The State of New Jersey presented two witnesses, the complainant and Sol S. Simon, a senior auditor of the Division of Employment Security, in support of its charges. It also presented documentary evidence in the nature of reports filed by defendant, Costello. At the end of the State’s case the defendants, through their counsel, made a motion for a dismissal on the grounds that there was nothing before the court that would warrant a basis for a verdict of *56guilty, because there was nothing to show an intent to violate the statute in question; that the provisions in the statute in question constituted in effect a “legal fiction,” and the presumption of innocence was not overcome by the State in its proofs.
During the course of the hearing, it was stipulated that during the periods set forth in the complaint the defendant, Ultra Motors, Inc., employed only one individual, the defendant, Bernard Costello, except for one week ending June 26, 1954, when one other individual, whose name is unknown, was also employed by the defendant corporation.
I am favorably impressed with the full and efficient manner in which the attorney representing the Division of Employment Security presented the case in support of the complaints in question and I am well aware that the position taken by the State’s attorney is based upon public policy. However, I cannot overlook the fact that the statute in question, B. 8. 43 :21-16, is in derogation of common law and, as such, must be construed strictly; and I am well aware that the Legislature, because of good public policy, has permitted statutory regulations that in effect amount to a “legal fiction.” However, I find it difficult to believe that the Legislature ever intended that one should be convicted of something that is criminal in nature by reason of a pure “legal fiction,” viz., that because an employing unit fully qualified in 1952, that such unit continued to qualify because no affirmative “written application for termination of coverage” was filed with the 'Division of Employment Security by a given date.

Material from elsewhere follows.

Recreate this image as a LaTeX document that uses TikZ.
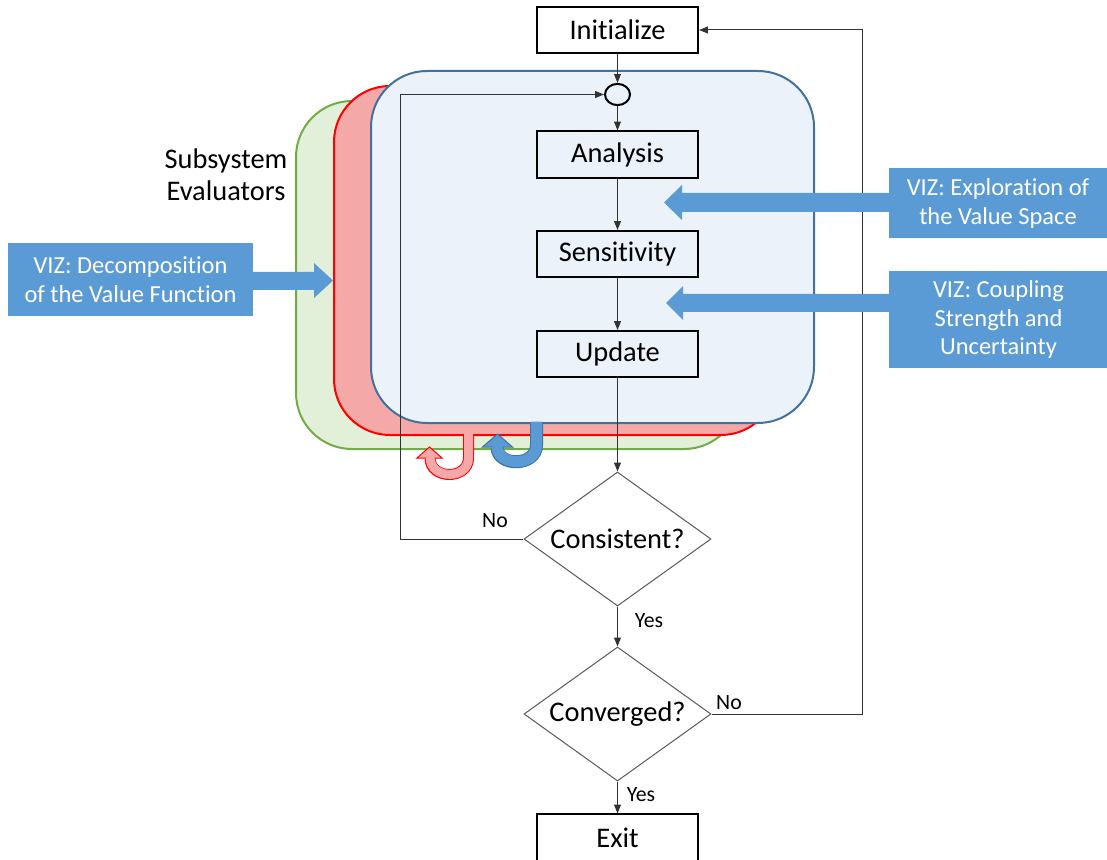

In this case, the de facto situation admitted by stipulation shows there is no question that the defendants did not have in their employment sufficient employees to come under the terms of the act except by reason of the fiction above referred to.
This would be a very shallow and tenuous reason for invoking a criminal penalty. In our system of jurisprudence, the presumption of innocence is a cloak and shield that the defendant in a criminal prosecution has the right to sub*57stantially rely upon. It is part oí his defensive armor. In the case of State v. Cynkowski, 19 N. J. Super. 243 (App. Div. 1952), affirmed 10 N. J. 571 (1952), it was held:
“The presumption of innocence is no slight matter but is one of the great principles embedded in our system of justice and is an essential of due process of law.”

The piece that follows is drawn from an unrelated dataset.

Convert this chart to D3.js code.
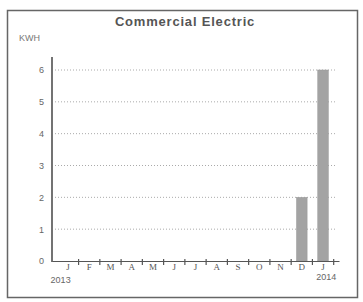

In the case of State v. Christy, 26 N. J. Super. 459 (App. Div. 1953), the court said:
“Presumption of innocence of one criminally accused is a principle of law to which accused is lawfully entitled rather than a mere charitable, gratuitous bestowal.”
In the case of State v. Meinken, 10 N. J. 348 (1952), the court held that where a law is both remedial and penal, that those provisions which are remedial are to be liberally construed and those that are penal are to be strictly construed. In the case of State v. C. B. S. Enterprises, Inc., 24 N. J. Super. 514 (App. Div. 1953), it was held that in cases dealing with the violation of an ordinance, the violation of which subjects a person to a penalty, must be carefully weighed and that part (penal provision) of such an ordinance must be strictly construed. In this case, Judge Jayne said:
“It has been reiterated many times that an ordinance, the violation of which subjects a person to a penalty, must be strictly construed and its provisions are not to be expanded by the courts by mere implication.”
In this matter, from all the evidence, it would seem that there is no factual basis for conviction; that the facts before the court do not support an intention to violate the provisions of the Statute, and that the presumption of innocence should weigh in favor of the defendants. Therefore, the motion to dismiss is allowed.